There are many electoral monarchists showing their vices and making communists blush with their talk of guillotines and beheading monarchs. This is a shameful state for a monarchist to be in, electoral or hereditary, but that won't be the topic of this thread. Rather than discuss people with a vendetta against monarchy (whether it is absolute or plain hereditary; mostly narrows to hereditary), I'll have to be an apologist for hereditary monarchy. This is because these people basically come down to a hatred of primogeniture succession. For the reason of centralizing land and favoring the eldest son unequally over the other sons.
>centralization
Monarchists who favor hereditary principle and yet still like primogeniture have to wrestle with two extremes. There is the aristocrat-lover, ultra-individualist who hates nations and nationalism in favor of micro-states and divided up counties/prince-electors, and then there is the nationalist who wants the big national state with democratic anti-primogeniture sentiments. This comes down to the age-old struggle between monarchy, aristocracy, and democracy. The monarchies of the WW1 period in Central Europe reached a middle ground between nationalism and royalty. There were two German states, but an encompassing pride for nation regardless. This might upset nationalists who favor complete unification while seeing multi-ethnic peoples together in hereditary empires. Hereditary empires unified people thanks to primogeniture (without electoral succession) thanks to gavelkind succession becoming less practical. Centralization organically grew as land became more indivisible because the eldest son inherited land and the land remained tied and incorporated more and more people on said land rather than constantly unifying and splitting it up again.

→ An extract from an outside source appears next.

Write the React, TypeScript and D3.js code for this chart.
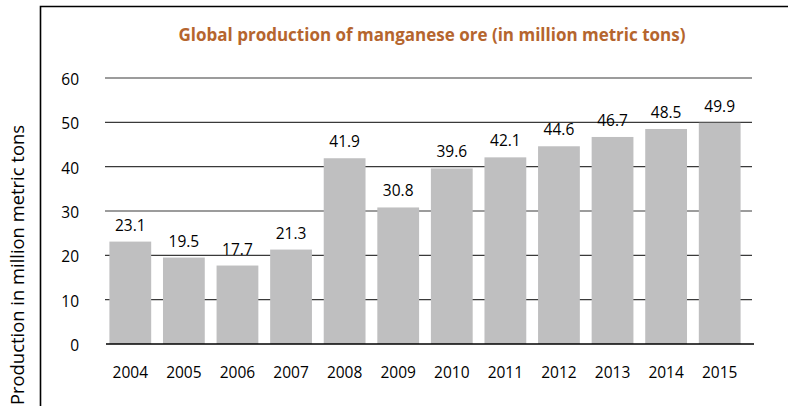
import React from "react";
import * as d3 from "d3";

const years = ["2004","2005","2006","2007","2008","2009","2010","2011","2012","2013","2014","2015"];
const production = [23.1, 19.5, 17.7, 21.3, 41.9, 30.8, 39.6, 42.1, 44.6, 46.7, 48.5, 49.9];
const yTicks = [0, 10, 20, 30, 40, 50, 60];
const title = "Global production of manganese ore (in million metric tons)";
const yTitle = "Production in million metric tons";

const W = 788, H = 406;
const FONT = "'Open Sans', 'DejaVu Sans', sans-serif";

export default function App() {
  const x = d3.scaleBand<string>().domain(years).range([103.5, 746.5]).paddingInner(0.22).paddingOuter(0.11);
  const y = d3.scaleLinear().domain([0, 60]).range([344, 78]);
  const fmt = d3.format(".1f");
  return (
    <svg width={W} height={H} style={{ position: "absolute", left: 0, top: 0, background: "#fff" }}>
      <rect x={0} y={0} width={W} height={H} fill="#fff" />
      {/* frame */}
      <path d={`M40.5,${H} L40.5,6.5 L${W},6.5`} fill="none" stroke="#000" strokeWidth={1.6} />
      <text x={432} y={41} textAnchor="middle" fontFamily={FONT} fontWeight={700} fontSize={17} fill="#B5652E">{title}</text>
      {/* gridlines */}
      {yTicks.filter(t => t > 0).map(t => (
        <line key={t} x1={105} x2={752} y1={y(t)} y2={y(t)} stroke="#3a3a3a" strokeWidth={1.2} />
      ))}
      {yTicks.map(t => (
        <text key={"l" + t} x={79} y={y(t) + 7} textAnchor="end" fontFamily={FONT} fontSize={15.5} fill="#000">{t}</text>
      ))}
      {/* bars */}
      {production.map((v, i) => (
        <rect key={years[i]} x={x(years[i])} y={y(v)} width={x.bandwidth()} height={y(0) - y(v)} fill="#BFBFC0" />
      ))}
      <line x1={106} x2={754} y1={y(0)} y2={y(0)} stroke="#000" strokeWidth={1.4} />
      {production.map((v, i) => (
        <text key={"v" + i} x={(x(years[i]) as number) + x.bandwidth() / 2} y={y(v) - 11} textAnchor="middle" fontFamily={FONT} fontSize={15.5} fill="#000">{fmt(v)}</text>
      ))}
      {years.map(yr => (
        <text key={"x" + yr} x={(x(yr) as number) + x.bandwidth() / 2} y={378} textAnchor="middle" fontFamily={FONT} fontSize={15.5} fill="#000">{yr}</text>
      ))}
      <text transform={`translate(24,125) rotate(-90)`} textAnchor="end" fontFamily={FONT} fontSize={18.4} fill="#000">{yTitle}</text>
    </svg>
  );
}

The electoral monarchies were strongly hereditary monarchies and those that weren't would later become hereditary with the rise of primogeniture. I don't think the electoral process of aristocrats would avoid centralization, despite primogeniture bringing people under a fold. Usually centralization and decentralization are a rising tide and happen regardless, especially when empires grow larger and larger; but this doesn't mean they have to be overbearing on liberty. An anon pointed out that the Russian Empire, despite centralizing with the Romanov dynasty, still was fairly better off in the later centuries despite abolishing serfdom.
>how about hereditary roots?
While electoral monarchists can boast about being older in a sense with Germanic states favoring electoral bodies, there are a few exceptions (especially outside of Europe). Some electoral processes among those were incredibly superficial and strongly hereditary like the Byzantine Empire (despite laws) and other cases. There are also those monarchies that didn't establish themselves by right of vote, but by conquest in certain niche cases with the monarch winning a battle and declaring himself king. As for other monarchies, this could involve the Kingdom of Wessex with its tales of kings and its strongly hereditary monarchy, the things surrounding the strongly hereditary realm of Norway, and so on with the Rugii Kingdom and other exceptions to the rule.
>the evolution of monarchies
In France, the Merovingian dynasty started electoral but later became strongly dynastic and hereditary. Those kings played roles such as being judges and ruling idly. Until the electoral office of the Mayor of Paris and the kingship merged together with Pepin the Short's takeover and the establishment of the Holy Roman Empire. After that, the House of Capet started the longest succession of primogeniture in France and the electoral process vanished in 1,223 AD.
Between 1,223 AD and 1,670 AD, most monarchies in Europe became hereditary. In most of England, the Norman Conquest (offically in early1200s) . In Scotland, primogeniture started to exert itself in 1,371, Portugal, and Sweden later in 1537. Outside of Europe, there were plenty of civilizations with strong dynasties like Zhou Dynasty in China and Egypt's dynastic rulers. Imperial Japan was also the longest hereditary dynasty to boast.
>how did it become necessary and how did kingdoms/nations develop?
Primogeniture became necessary with growing military conquests and the need for indivisible lands. The development of many nations owe gratitude to this process and these monarchies. I think nationalists should recognize this. While aristocrat electoral monarchists should also recognize that the electoral process even in decentralized states can evolve to become federal (like the United States in its development).